Mais les digues devraient tenir, a affirmé le gouverneur John Bel Edwards, qui a décrété l'état d'urgence mercredi. Le président américain Donald Trump a déclaré jeudi soir la Louisiane en situation d'urgence, permettant aux agences fédérales de participer aux secours.
- Couvre-feu -
La tempête se trouvait vendredi soir à 135 kilomètres au sud-est de la ville côtière de Morgan City, située non loin de La Nouvelle-Orléans, selon le dernier bulletin du Centre national des ouragans (NHC). Certaines routes de la principale ville de Louisiane se trouvaient déjà sous les eaux depuis mercredi à la suite de forts orages. Les activités du port ont été perturbées et le concert des Rolling Stones prévu dimanche au Superdome a été reporté à lundi.
La mairie de la ville, dont les 118 pompes sont prêtes à évacuer l'eau, a ordonné un couvre-feu à partir de 20H00 vendredi (00H00 GMT samedi). D'autres bourgades ont fait de même.
Dans le célèbre Quartier français, des sacs de sable protègent les pas-de-porte des magasins et les devantures sont recouvertes de planches de bois. Pour le réseau GSCC, qui rassemble des professionnels du climat du monde entier, «le risque de Barry est différent de celui de Katrina: en 2005, les digues de la côte avaient cédé, cette fois-ci, ce sont les digues du fleuve qui seront testées».

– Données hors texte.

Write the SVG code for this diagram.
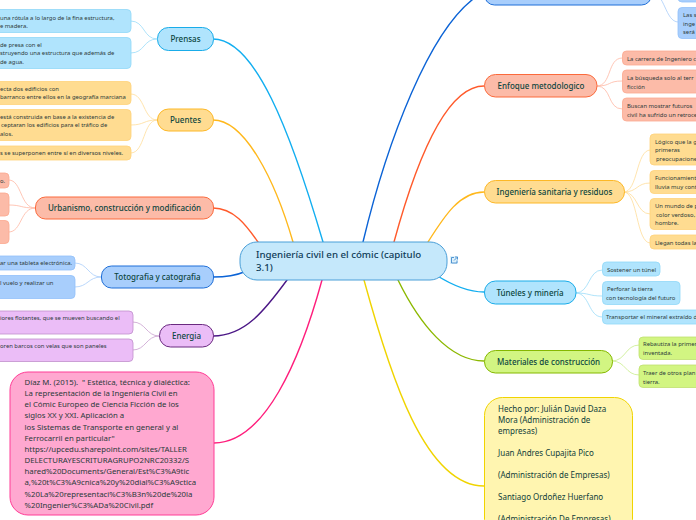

«La température à la surface de l'eau du Golfe du Mexique est au-dessus de la moyenne et fournit au système des forces pour s'intensifier», a expliqué dans le communiqué du GSCC Jill Trepanier, spécialiste des phénomènes climatiques à l'université de Louisiane. Selon elle, Barry est un parfait exemple des conséquences du changement climatique.